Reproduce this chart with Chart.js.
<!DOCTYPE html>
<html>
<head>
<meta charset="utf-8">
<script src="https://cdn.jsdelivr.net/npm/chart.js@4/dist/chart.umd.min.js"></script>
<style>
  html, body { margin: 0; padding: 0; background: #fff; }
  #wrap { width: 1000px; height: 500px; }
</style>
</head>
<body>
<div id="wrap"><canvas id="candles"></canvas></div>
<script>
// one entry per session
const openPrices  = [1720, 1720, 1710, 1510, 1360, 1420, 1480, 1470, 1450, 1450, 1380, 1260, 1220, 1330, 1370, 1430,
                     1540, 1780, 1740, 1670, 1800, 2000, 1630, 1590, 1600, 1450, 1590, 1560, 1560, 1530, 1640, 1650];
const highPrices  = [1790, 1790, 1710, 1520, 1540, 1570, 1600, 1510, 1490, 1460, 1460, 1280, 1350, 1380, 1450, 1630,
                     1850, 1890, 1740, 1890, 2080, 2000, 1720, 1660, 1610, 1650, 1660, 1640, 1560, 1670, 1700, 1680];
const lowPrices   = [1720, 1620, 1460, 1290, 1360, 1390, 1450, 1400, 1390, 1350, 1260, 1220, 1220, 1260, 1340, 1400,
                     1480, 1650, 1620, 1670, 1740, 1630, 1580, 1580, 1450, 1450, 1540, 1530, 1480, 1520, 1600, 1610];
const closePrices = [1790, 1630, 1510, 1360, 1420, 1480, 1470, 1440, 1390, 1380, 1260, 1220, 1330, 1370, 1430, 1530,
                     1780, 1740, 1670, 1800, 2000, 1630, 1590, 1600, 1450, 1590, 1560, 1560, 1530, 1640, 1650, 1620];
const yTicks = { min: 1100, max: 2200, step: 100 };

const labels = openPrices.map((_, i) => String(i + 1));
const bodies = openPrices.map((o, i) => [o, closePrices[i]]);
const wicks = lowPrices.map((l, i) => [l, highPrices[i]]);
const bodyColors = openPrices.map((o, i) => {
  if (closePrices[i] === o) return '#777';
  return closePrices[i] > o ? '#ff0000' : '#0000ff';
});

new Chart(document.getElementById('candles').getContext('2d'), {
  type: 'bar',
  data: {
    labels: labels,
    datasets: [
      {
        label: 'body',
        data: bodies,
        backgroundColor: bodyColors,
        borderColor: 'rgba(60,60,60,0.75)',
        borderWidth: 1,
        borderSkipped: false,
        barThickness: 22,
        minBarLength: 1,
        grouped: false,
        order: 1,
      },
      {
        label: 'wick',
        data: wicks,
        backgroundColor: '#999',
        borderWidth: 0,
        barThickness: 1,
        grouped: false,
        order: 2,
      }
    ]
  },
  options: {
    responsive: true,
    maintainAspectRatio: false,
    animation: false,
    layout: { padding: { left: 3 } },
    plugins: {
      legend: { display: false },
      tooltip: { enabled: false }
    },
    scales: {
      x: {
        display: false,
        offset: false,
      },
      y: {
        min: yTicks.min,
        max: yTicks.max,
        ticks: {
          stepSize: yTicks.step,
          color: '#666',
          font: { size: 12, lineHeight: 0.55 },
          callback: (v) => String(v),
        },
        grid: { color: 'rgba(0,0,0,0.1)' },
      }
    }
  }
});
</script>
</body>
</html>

==*==

* _Request_: Retype all the material above precisely, with no line left out.

* _The reply_:
Reproduce this chart with Chart.js.
<!DOCTYPE html>
<html>
<head>
<meta charset="utf-8">
<script src="https://cdn.jsdelivr.net/npm/chart.js@4/dist/chart.umd.min.js"></script>
<style>
  html, body { margin: 0; padding: 0; background: #fff; }
  #wrap { width: 1000px; height: 500px; }
</style>
</head>
<body>
<div id="wrap"><canvas id="candles"></canvas></div>
<script>
// one entry per session
const openPrices  = [1720, 1720, 1710, 1510, 1360, 1420, 1480, 1470, 1450, 1450, 1380, 1260, 1220, 1330, 1370, 1430,
                     1540, 1780, 1740, 1670, 1800, 2000, 1630, 1590, 1600, 1450, 1590, 1560, 1560, 1530, 1640, 1650];
const highPrices  = [1790, 1790, 1710, 1520, 1540, 1570, 1600, 1510, 1490, 1460, 1460, 1280, 1350, 1380, 1450, 1630,
                     1850, 1890, 1740, 1890, 2080, 2000, 1720, 1660, 1610, 1650, 1660, 1640, 1560, 1670, 1700, 1680];
const lowPrices   = [1720, 1620, 1460, 1290, 1360, 1390, 1450, 1400, 1390, 1350, 1260, 1220, 1220, 1260, 1340, 1400,
                     1480, 1650, 1620, 1670, 1740, 1630, 1580, 1580, 1450, 1450, 1540, 1530, 1480, 1520, 1600, 1610];
const closePrices = [1790, 1630, 1510, 1360, 1420, 1480, 1470, 1440, 1390, 1380, 1260, 1220, 1330, 1370, 1430, 1530,
                     1780, 1740, 1670, 1800, 2000, 1630, 1590, 1600, 1450, 1590, 1560, 1560, 1530, 1640, 1650, 1620];
const yTicks = { min: 1100, max: 2200, step: 100 };

const labels = openPrices.map((_, i) => String(i + 1));
const bodies = openPrices.map((o, i) => [o, closePrices[i]]);
const wicks = lowPrices.map((l, i) => [l, highPrices[i]]);
const bodyColors = openPrices.map((o, i) => {
  if (closePrices[i] === o) return '#777';
  return closePrices[i] > o ? '#ff0000' : '#0000ff';
});

new Chart(document.getElementById('candles').getContext('2d'), {
  type: 'bar',
  data: {
    labels: labels,
    datasets: [
      {
        label: 'body',
        data: bodies,
        backgroundColor: bodyColors,
        borderColor: 'rgba(60,60,60,0.75)',
        borderWidth: 1,
        borderSkipped: false,
        barThickness: 22,
        minBarLength: 1,
        grouped: false,
        order: 1,
      },
      {
        label: 'wick',
        data: wicks,
        backgroundColor: '#999',
        borderWidth: 0,
        barThickness: 1,
        grouped: false,
        order: 2,
      }
    ]
  },
  options: {
    responsive: true,
    maintainAspectRatio: false,
    animation: false,
    layout: { padding: { left: 3 } },
    plugins: {
      legend: { display: false },
      tooltip: { enabled: false }
    },
    scales: {
      x: {
        display: false,
        offset: false,
      },
      y: {
        min: yTicks.min,
        max: yTicks.max,
        ticks: {
          stepSize: yTicks.step,
          color: '#666',
          font: { size: 12, lineHeight: 0.55 },
          callback: (v) => String(v),
        },
        grid: { color: 'rgba(0,0,0,0.1)' },
      }
    }
  }
});
</script>
</body>
</html>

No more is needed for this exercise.